> **What the task asks**: Copy every line that contains the string "with" from the entries below.

> **Record list**:
□ □ □ □ □ □ □

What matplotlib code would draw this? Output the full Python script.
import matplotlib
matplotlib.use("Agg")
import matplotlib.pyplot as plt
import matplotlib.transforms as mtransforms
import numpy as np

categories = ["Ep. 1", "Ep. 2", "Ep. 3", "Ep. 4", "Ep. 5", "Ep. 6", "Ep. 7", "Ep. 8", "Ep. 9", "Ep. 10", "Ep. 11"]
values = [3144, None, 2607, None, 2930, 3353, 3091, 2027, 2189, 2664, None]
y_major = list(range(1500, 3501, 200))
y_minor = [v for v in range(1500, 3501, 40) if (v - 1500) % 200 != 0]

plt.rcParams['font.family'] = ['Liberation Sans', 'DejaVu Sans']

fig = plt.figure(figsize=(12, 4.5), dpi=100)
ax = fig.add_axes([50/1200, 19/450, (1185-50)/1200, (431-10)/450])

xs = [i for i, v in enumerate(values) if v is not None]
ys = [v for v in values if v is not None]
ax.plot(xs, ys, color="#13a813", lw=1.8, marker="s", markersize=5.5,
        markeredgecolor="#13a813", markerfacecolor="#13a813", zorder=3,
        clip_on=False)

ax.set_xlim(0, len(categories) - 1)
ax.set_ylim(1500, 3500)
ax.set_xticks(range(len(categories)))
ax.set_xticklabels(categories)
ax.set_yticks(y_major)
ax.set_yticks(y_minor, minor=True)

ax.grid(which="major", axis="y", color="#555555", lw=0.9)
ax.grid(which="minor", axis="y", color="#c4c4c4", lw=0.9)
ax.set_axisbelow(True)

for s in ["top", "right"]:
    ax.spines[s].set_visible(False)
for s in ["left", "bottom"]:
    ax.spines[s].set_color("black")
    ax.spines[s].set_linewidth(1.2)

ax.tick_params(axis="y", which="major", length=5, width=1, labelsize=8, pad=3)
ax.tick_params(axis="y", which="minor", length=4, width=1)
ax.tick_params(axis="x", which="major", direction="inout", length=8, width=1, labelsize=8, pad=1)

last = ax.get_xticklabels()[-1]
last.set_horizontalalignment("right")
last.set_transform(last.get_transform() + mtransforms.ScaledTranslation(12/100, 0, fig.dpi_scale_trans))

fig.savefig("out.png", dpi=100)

□ □ □ □ □ □ □

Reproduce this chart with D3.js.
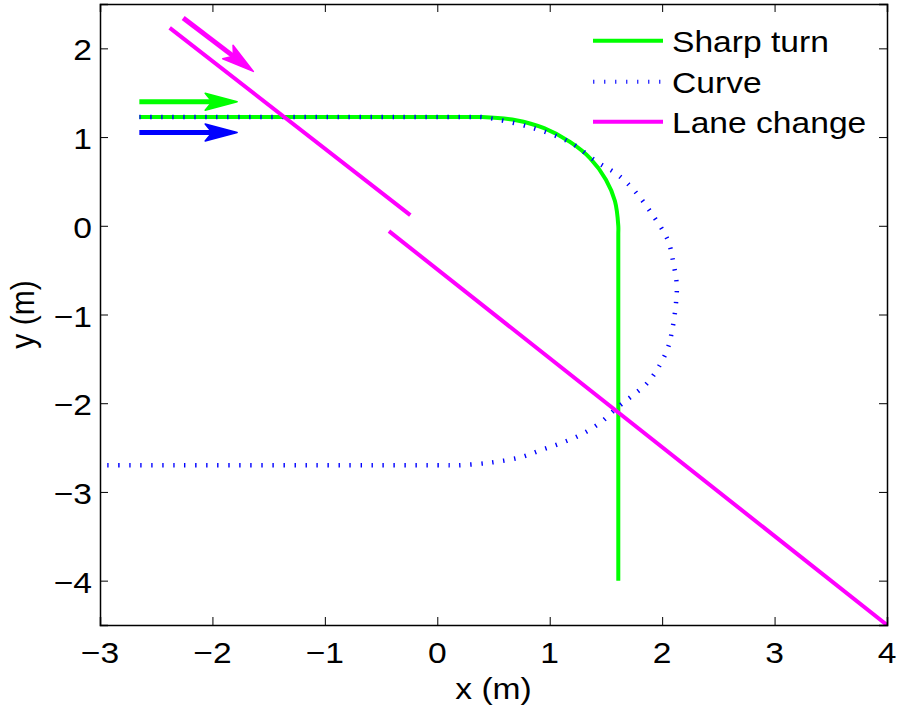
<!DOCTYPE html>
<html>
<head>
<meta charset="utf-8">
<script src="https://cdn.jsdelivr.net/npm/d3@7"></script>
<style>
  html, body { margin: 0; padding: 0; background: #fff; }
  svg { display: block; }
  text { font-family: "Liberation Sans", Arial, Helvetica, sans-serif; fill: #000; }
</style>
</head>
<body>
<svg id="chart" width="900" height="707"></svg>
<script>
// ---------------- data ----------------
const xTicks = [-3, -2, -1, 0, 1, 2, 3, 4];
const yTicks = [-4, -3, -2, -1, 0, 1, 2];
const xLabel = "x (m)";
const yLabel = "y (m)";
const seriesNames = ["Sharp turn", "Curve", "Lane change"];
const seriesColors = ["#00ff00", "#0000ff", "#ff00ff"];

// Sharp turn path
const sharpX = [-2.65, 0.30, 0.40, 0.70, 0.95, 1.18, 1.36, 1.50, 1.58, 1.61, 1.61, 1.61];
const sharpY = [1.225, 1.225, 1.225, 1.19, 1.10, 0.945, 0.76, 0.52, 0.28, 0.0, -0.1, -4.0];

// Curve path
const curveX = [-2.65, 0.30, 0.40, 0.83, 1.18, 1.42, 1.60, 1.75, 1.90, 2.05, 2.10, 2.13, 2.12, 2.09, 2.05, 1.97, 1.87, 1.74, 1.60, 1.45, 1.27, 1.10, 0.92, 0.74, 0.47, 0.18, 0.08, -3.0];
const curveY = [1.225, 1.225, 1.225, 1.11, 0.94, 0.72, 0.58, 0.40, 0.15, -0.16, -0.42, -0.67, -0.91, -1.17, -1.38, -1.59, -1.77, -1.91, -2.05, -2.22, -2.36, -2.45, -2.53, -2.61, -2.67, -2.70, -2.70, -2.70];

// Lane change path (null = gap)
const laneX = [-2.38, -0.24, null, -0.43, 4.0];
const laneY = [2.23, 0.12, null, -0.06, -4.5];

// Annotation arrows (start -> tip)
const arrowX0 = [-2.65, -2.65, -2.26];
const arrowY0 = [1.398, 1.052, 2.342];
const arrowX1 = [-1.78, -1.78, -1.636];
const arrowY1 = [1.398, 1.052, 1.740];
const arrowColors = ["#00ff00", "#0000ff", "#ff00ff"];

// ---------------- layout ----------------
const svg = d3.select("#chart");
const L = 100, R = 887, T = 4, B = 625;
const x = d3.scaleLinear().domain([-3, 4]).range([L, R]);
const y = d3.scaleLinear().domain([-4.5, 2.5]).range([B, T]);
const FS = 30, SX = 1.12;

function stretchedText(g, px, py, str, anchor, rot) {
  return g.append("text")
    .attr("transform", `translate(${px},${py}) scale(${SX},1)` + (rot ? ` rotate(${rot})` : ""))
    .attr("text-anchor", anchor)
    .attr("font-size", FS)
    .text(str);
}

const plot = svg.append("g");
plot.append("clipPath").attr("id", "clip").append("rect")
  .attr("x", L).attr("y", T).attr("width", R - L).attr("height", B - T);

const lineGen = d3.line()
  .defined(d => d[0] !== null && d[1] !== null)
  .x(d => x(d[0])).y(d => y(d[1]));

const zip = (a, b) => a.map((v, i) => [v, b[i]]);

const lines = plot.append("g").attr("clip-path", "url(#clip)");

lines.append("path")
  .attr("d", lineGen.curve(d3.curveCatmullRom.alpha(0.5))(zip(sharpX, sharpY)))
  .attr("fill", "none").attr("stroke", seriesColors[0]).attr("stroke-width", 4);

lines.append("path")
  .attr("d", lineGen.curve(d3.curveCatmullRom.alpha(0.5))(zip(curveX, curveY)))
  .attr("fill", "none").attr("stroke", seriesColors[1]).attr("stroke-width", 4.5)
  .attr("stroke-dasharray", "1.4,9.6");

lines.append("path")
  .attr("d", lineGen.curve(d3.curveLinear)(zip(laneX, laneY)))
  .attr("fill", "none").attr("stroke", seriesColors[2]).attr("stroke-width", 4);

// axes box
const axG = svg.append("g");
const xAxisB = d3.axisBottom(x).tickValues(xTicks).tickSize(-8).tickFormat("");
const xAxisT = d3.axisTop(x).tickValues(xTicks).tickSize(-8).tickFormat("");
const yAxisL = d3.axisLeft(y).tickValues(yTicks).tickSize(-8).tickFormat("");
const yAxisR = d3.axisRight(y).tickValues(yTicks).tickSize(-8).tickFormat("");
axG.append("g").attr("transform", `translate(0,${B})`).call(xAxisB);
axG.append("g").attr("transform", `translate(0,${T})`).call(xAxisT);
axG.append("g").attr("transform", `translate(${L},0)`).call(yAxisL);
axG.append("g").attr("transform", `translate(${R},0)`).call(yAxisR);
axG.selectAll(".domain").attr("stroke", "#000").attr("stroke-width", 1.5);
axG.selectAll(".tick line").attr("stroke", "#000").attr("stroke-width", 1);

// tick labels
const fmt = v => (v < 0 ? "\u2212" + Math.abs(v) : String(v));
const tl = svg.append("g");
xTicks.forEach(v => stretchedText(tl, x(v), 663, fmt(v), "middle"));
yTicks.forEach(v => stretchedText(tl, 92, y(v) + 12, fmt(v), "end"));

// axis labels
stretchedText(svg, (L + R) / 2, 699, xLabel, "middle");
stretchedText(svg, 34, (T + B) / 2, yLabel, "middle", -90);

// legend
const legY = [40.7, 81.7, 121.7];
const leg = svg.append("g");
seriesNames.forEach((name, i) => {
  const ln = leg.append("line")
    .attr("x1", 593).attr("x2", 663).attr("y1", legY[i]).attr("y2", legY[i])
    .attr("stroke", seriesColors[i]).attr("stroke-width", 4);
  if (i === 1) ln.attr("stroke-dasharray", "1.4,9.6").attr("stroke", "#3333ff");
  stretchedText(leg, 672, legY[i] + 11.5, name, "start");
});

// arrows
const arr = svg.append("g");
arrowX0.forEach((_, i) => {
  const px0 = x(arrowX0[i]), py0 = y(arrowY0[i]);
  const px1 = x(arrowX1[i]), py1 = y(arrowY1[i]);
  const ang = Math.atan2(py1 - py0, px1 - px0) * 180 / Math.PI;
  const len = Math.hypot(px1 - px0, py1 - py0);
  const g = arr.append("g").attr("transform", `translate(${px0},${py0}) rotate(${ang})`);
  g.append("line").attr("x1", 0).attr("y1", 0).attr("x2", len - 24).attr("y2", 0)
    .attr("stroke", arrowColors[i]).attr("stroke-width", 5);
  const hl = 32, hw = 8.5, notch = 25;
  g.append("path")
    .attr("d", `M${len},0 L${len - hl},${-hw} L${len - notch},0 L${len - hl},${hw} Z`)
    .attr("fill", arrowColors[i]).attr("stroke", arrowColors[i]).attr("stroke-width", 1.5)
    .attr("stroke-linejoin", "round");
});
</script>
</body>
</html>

□ □ □ □ □ □ □

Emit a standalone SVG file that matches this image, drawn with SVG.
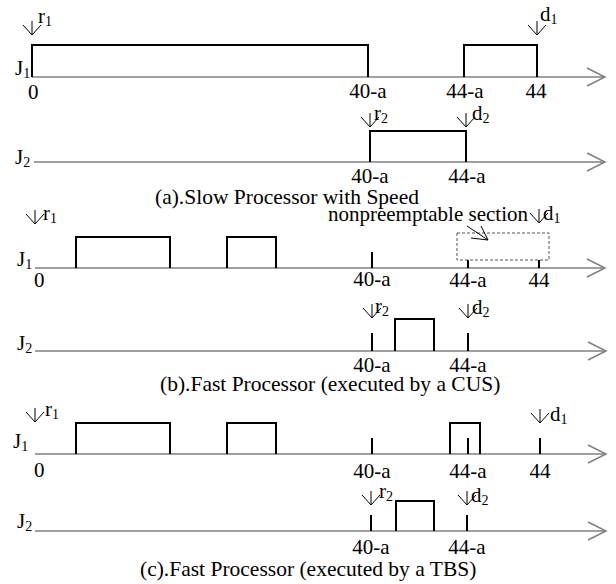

□ □ □ □ □ □ □

> **Task response**:
Reproduce this chart with D3.js.
Emit a standalone SVG file that matches this image, drawn with SVG.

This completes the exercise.